─── Data provided ───

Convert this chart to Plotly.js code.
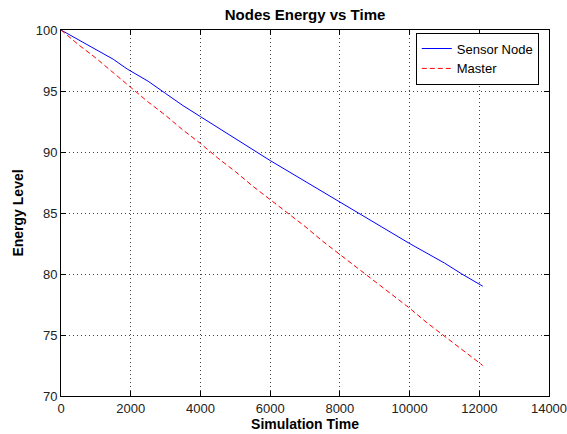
<!DOCTYPE html>
<html>
<head>
<meta charset="utf-8">
<script src="https://cdn.plot.ly/plotly-3.0.1.min.js"></script>
<style>html,body{margin:0;padding:0;background:#fff;}#chart{width:567px;height:434px;}</style>
</head>
<body>
<div id="chart"></div>
<script>
const sensorTime = [0, 500, 1000, 1500, 1900, 2500, 3000, 3500, 4000, 5000, 6000, 7000, 8000, 9000, 10000, 11000, 11500, 12100];
const sensorEnergy = [100, 99.2, 98.4, 97.6, 96.8, 95.8, 94.8, 93.8, 92.9, 91.1, 89.3, 87.6, 85.9, 84.2, 82.5, 80.9, 80.0, 79.0];

const masterTime = [0, 500, 1000, 1500, 2000, 2500, 3000, 3500, 4000, 4500, 5000, 5500, 6000, 6500, 7000, 7500, 8000, 8500, 9000, 9500, 10000, 10500, 11000, 11500, 12100];
const masterEnergy = [100, 98.8, 97.7, 96.5, 95.3, 94.1, 93.0, 91.8, 90.7, 89.5, 88.4, 87.2, 86.1, 85.0, 83.9, 82.7, 81.6, 80.5, 79.4, 78.3, 77.2, 76.0, 74.9, 73.8, 72.5];

const seriesNames = ["Sensor Node", "Master"];
const xTicks = [0, 2000, 4000, 6000, 8000, 10000, 12000, 14000];
const yTicks = [70, 75, 80, 85, 90, 95, 100];

const FONT = "Arial, 'Liberation Sans', Helvetica, sans-serif";

const traces = [
  {x: sensorTime, y: sensorEnergy, name: seriesNames[0], type: "scatter", mode: "lines",
   line: {color: "rgb(0,0,255)", width: 1}},
  {x: masterTime, y: masterEnergy, name: seriesNames[1], type: "scatter", mode: "lines",
   line: {color: "rgb(255,0,0)", width: 1, dash: "5px,3px"}}
];

const axisCommon = {
  showline: true, linecolor: "#000", linewidth: 1, mirror: "allticks",
  ticks: "inside", ticklen: 5, tickcolor: "#000", tickwidth: 1,
  showgrid: true, gridcolor: "#444", griddash: "1px,3px", gridwidth: 1,
  zeroline: false, ticklabeloverflow: "allow",
  tickfont: {family: FONT, size: 13, color: "#222"}
};

const layout = {
  width: 567, height: 434,
  paper_bgcolor: "#fff", plot_bgcolor: "#fff",
  margin: {l: 61, r: 18, t: 30, b: 38},
  showlegend: true,
  title: {text: "<b>Nodes Energy vs Time</b>", font: {family: FONT, size: 15, color: "#000"},
          x: 0.538, xanchor: "center", y: 1 - 15/434, yanchor: "middle", yref: "container"},
  xaxis: Object.assign({}, axisCommon, {
    range: [0, 14000], tickvals: xTicks, ticktext: xTicks.map(String),
    title: {text: "<b>Simulation Time</b>", font: {family: FONT, size: 14, color: "#000"}, standoff: 3}
  }),
  yaxis: Object.assign({}, axisCommon, {
    range: [70, 100], tickvals: yTicks, ticktext: yTicks.map(String),
    title: {text: "<b>Energy Level</b>", font: {family: FONT, size: 14, color: "#000"}, standoff: 8}
  }),
  legend: {x: 0.727, y: 0.993, xanchor: "left", yanchor: "top",
           bgcolor: "#fff", bordercolor: "#000", borderwidth: 1,
           font: {family: FONT, size: 13, color: "#000"}, tracegroupgap: 0}
};

Plotly.newPlot("chart", traces, layout, {displayModeBar: false, staticPlot: true});
</script>
</body>
</html>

───

_What you have to do_: Transcribe the listing in full and omit the pictures.

_Response to the task_:
Convert this chart to Plotly.js code.
<!DOCTYPE html>
<html>
<head>
<meta charset="utf-8">
<script src="https://cdn.plot.ly/plotly-3.0.1.min.js"></script>
<style>html,body{margin:0;padding:0;background:#fff;}#chart{width:567px;height:434px;}</style>
</head>
<body>
<div id="chart"></div>
<script>
const sensorTime = [0, 500, 1000, 1500, 1900, 2500, 3000, 3500, 4000, 5000, 6000, 7000, 8000, 9000, 10000, 11000, 11500, 12100];
const sensorEnergy = [100, 99.2, 98.4, 97.6, 96.8, 95.8, 94.8, 93.8, 92.9, 91.1, 89.3, 87.6, 85.9, 84.2, 82.5, 80.9, 80.0, 79.0];

const masterTime = [0, 500, 1000, 1500, 2000, 2500, 3000, 3500, 4000, 4500, 5000, 5500, 6000, 6500, 7000, 7500, 8000, 8500, 9000, 9500, 10000, 10500, 11000, 11500, 12100];
const masterEnergy = [100, 98.8, 97.7, 96.5, 95.3, 94.1, 93.0, 91.8, 90.7, 89.5, 88.4, 87.2, 86.1, 85.0, 83.9, 82.7, 81.6, 80.5, 79.4, 78.3, 77.2, 76.0, 74.9, 73.8, 72.5];

const seriesNames = ["Sensor Node", "Master"];
const xTicks = [0, 2000, 4000, 6000, 8000, 10000, 12000, 14000];
const yTicks = [70, 75, 80, 85, 90, 95, 100];

const FONT = "Arial, 'Liberation Sans', Helvetica, sans-serif";

const traces = [
  {x: sensorTime, y: sensorEnergy, name: seriesNames[0], type: "scatter", mode: "lines",
   line: {color: "rgb(0,0,255)", width: 1}},
  {x: masterTime, y: masterEnergy, name: seriesNames[1], type: "scatter", mode: "lines",
   line: {color: "rgb(255,0,0)", width: 1, dash: "5px,3px"}}
];

const axisCommon = {
  showline: true, linecolor: "#000", linewidth: 1, mirror: "allticks",
  ticks: "inside", ticklen: 5, tickcolor: "#000", tickwidth: 1,
  showgrid: true, gridcolor: "#444", griddash: "1px,3px", gridwidth: 1,
  zeroline: false, ticklabeloverflow: "allow",
  tickfont: {family: FONT, size: 13, color: "#222"}
};

const layout = {
  width: 567, height: 434,
  paper_bgcolor: "#fff", plot_bgcolor: "#fff",
  margin: {l: 61, r: 18, t: 30, b: 38},
  showlegend: true,
  title: {text: "<b>Nodes Energy vs Time</b>", font: {family: FONT, size: 15, color: "#000"},
          x: 0.538, xanchor: "center", y: 1 - 15/434, yanchor: "middle", yref: "container"},
  xaxis: Object.assign({}, axisCommon, {
    range: [0, 14000], tickvals: xTicks, ticktext: xTicks.map(String),
    title: {text: "<b>Simulation Time</b>", font: {family: FONT, size: 14, color: "#000"}, standoff: 3}
  }),
  yaxis: Object.assign({}, axisCommon, {
    range: [70, 100], tickvals: yTicks, ticktext: yTicks.map(String),
    title: {text: "<b>Energy Level</b>", font: {family: FONT, size: 14, color: "#000"}, standoff: 8}
  }),
  legend: {x: 0.727, y: 0.993, xanchor: "left", yanchor: "top",
           bgcolor: "#fff", bordercolor: "#000", borderwidth: 1,
           font: {family: FONT, size: 13, color: "#000"}, tracegroupgap: 0}
};

Plotly.newPlot("chart", traces, layout, {displayModeBar: false, staticPlot: true});
</script>
</body>
</html>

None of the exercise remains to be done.